Working data:
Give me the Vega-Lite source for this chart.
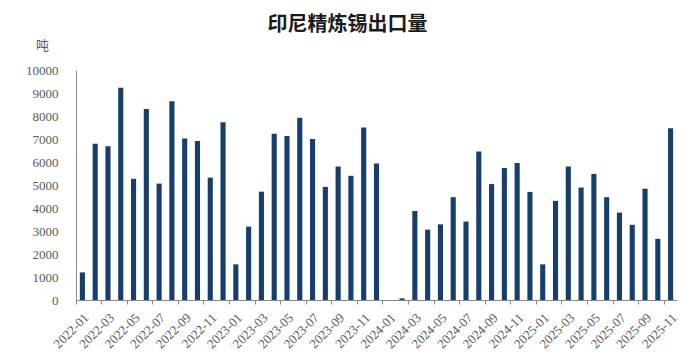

---

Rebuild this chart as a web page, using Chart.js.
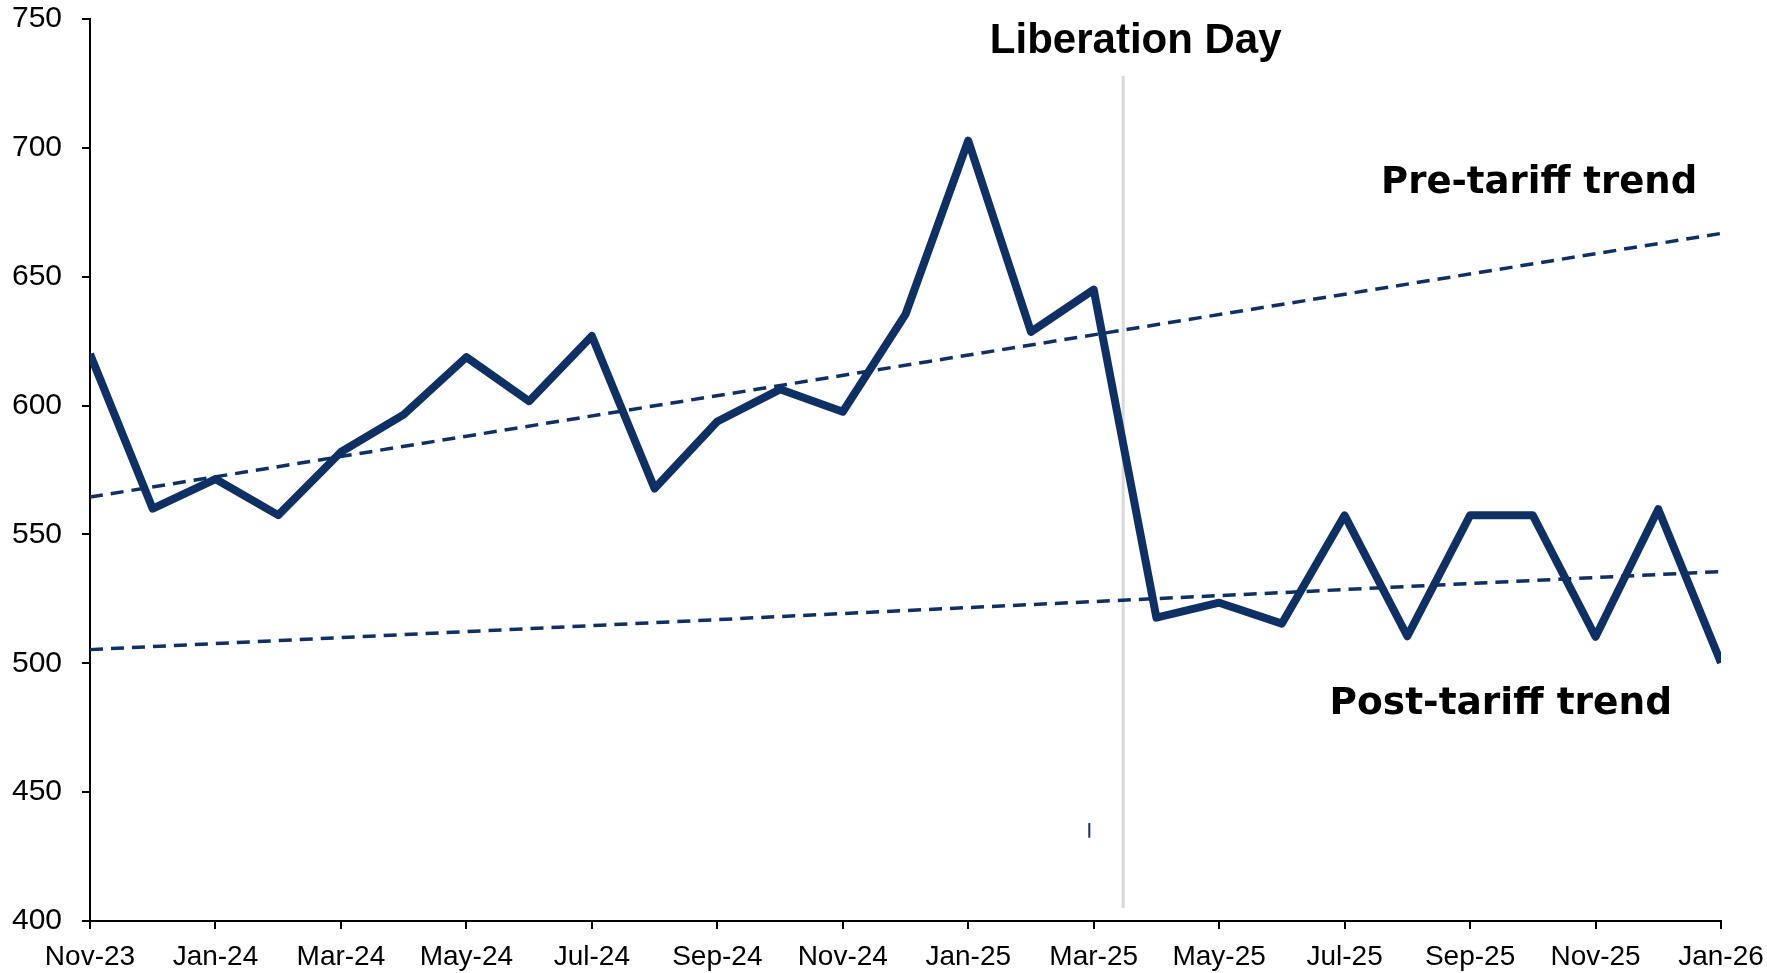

* * *

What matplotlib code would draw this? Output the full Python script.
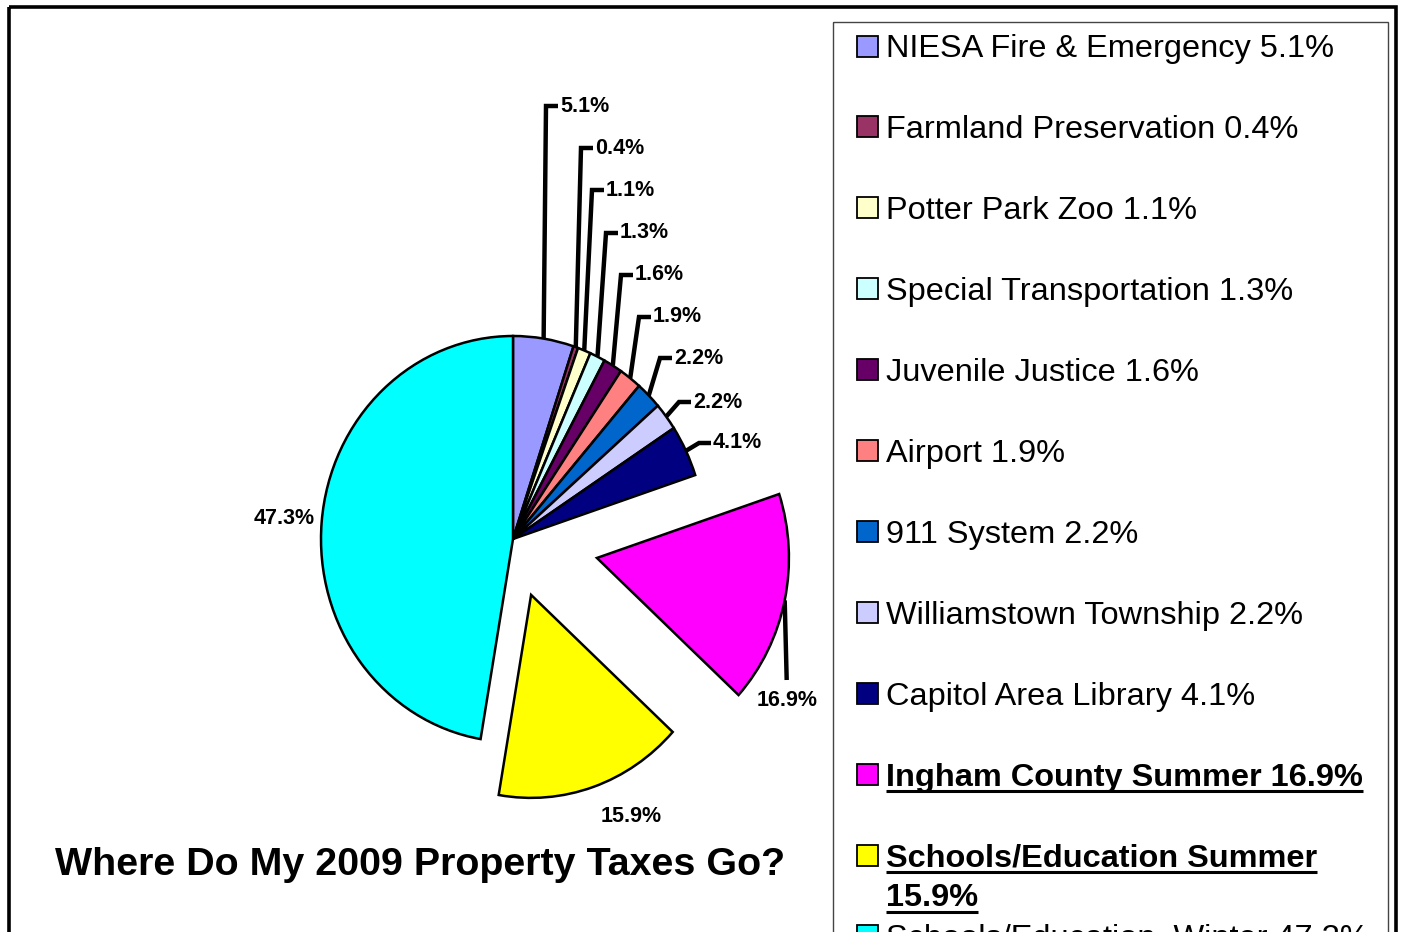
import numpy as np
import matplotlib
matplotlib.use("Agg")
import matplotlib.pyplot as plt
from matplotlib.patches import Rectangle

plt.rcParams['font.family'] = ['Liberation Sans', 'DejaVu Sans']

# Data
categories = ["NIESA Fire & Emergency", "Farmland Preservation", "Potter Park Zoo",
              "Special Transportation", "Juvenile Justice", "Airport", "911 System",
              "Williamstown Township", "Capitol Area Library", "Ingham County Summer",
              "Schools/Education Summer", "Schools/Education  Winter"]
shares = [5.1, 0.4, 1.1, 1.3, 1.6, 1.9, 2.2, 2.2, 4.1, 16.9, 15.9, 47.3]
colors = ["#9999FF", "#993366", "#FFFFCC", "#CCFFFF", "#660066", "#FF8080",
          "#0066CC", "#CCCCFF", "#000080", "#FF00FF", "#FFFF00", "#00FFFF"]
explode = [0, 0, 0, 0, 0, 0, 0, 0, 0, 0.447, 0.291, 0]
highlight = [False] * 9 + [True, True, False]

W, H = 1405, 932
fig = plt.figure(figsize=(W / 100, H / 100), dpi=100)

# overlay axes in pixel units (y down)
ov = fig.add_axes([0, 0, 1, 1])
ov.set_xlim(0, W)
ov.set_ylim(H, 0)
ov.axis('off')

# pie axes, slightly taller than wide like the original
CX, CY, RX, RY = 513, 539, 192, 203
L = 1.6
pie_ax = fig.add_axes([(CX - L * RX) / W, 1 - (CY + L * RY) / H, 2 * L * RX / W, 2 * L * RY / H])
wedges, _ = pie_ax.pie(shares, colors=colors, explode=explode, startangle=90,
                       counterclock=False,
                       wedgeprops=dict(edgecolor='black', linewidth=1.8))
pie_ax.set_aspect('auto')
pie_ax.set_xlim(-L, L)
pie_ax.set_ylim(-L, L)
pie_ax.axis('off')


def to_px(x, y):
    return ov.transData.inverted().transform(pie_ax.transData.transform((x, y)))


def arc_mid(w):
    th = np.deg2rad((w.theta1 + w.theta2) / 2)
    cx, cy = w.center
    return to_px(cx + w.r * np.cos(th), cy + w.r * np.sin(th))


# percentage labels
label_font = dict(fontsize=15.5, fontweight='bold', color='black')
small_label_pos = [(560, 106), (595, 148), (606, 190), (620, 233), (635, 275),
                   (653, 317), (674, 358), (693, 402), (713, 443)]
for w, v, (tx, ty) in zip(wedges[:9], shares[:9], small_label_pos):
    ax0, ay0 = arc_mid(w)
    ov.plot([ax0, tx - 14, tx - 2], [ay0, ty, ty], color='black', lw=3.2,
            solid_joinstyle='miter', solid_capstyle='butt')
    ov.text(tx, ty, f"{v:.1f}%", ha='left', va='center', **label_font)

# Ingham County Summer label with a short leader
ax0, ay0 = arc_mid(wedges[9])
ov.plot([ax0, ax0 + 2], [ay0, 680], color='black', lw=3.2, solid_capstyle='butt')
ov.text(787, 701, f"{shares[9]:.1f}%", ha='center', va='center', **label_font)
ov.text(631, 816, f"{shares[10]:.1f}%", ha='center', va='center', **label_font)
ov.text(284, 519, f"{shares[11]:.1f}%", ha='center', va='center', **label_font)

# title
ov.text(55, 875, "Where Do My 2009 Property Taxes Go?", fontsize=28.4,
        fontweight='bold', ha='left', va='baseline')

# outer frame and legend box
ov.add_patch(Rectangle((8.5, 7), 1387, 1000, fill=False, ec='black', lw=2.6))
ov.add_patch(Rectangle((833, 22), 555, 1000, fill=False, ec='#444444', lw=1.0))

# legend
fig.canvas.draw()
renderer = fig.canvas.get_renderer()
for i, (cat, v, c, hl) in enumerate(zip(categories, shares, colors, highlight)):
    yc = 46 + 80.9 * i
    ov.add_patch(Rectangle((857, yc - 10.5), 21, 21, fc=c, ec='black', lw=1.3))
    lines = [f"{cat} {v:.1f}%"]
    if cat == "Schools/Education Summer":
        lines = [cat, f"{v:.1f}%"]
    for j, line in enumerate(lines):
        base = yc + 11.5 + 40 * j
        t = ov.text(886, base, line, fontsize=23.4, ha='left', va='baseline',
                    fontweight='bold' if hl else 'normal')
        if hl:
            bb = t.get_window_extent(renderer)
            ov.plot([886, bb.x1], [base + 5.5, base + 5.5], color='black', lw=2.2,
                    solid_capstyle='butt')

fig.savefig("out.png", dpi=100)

Instructions to follow:
From the line that has "What matplotlib code" through the line that has "ov.axis('off')", reproduce each line exactly as it stands and nothing else; do not include any pictures.

Task result:
What matplotlib code would draw this? Output the full Python script.
import numpy as np
import matplotlib
matplotlib.use("Agg")
import matplotlib.pyplot as plt
from matplotlib.patches import Rectangle

plt.rcParams['font.family'] = ['Liberation Sans', 'DejaVu Sans']

# Data
categories = ["NIESA Fire & Emergency", "Farmland Preservation", "Potter Park Zoo",
              "Special Transportation", "Juvenile Justice", "Airport", "911 System",
              "Williamstown Township", "Capitol Area Library", "Ingham County Summer",
              "Schools/Education Summer", "Schools/Education  Winter"]
shares = [5.1, 0.4, 1.1, 1.3, 1.6, 1.9, 2.2, 2.2, 4.1, 16.9, 15.9, 47.3]
colors = ["#9999FF", "#993366", "#FFFFCC", "#CCFFFF", "#660066", "#FF8080",
          "#0066CC", "#CCCCFF", "#000080", "#FF00FF", "#FFFF00", "#00FFFF"]
explode = [0, 0, 0, 0, 0, 0, 0, 0, 0, 0.447, 0.291, 0]
highlight = [False] * 9 + [True, True, False]

W, H = 1405, 932
fig = plt.figure(figsize=(W / 100, H / 100), dpi=100)

# overlay axes in pixel units (y down)
ov = fig.add_axes([0, 0, 1, 1])
ov.set_xlim(0, W)
ov.set_ylim(H, 0)
ov.axis('off')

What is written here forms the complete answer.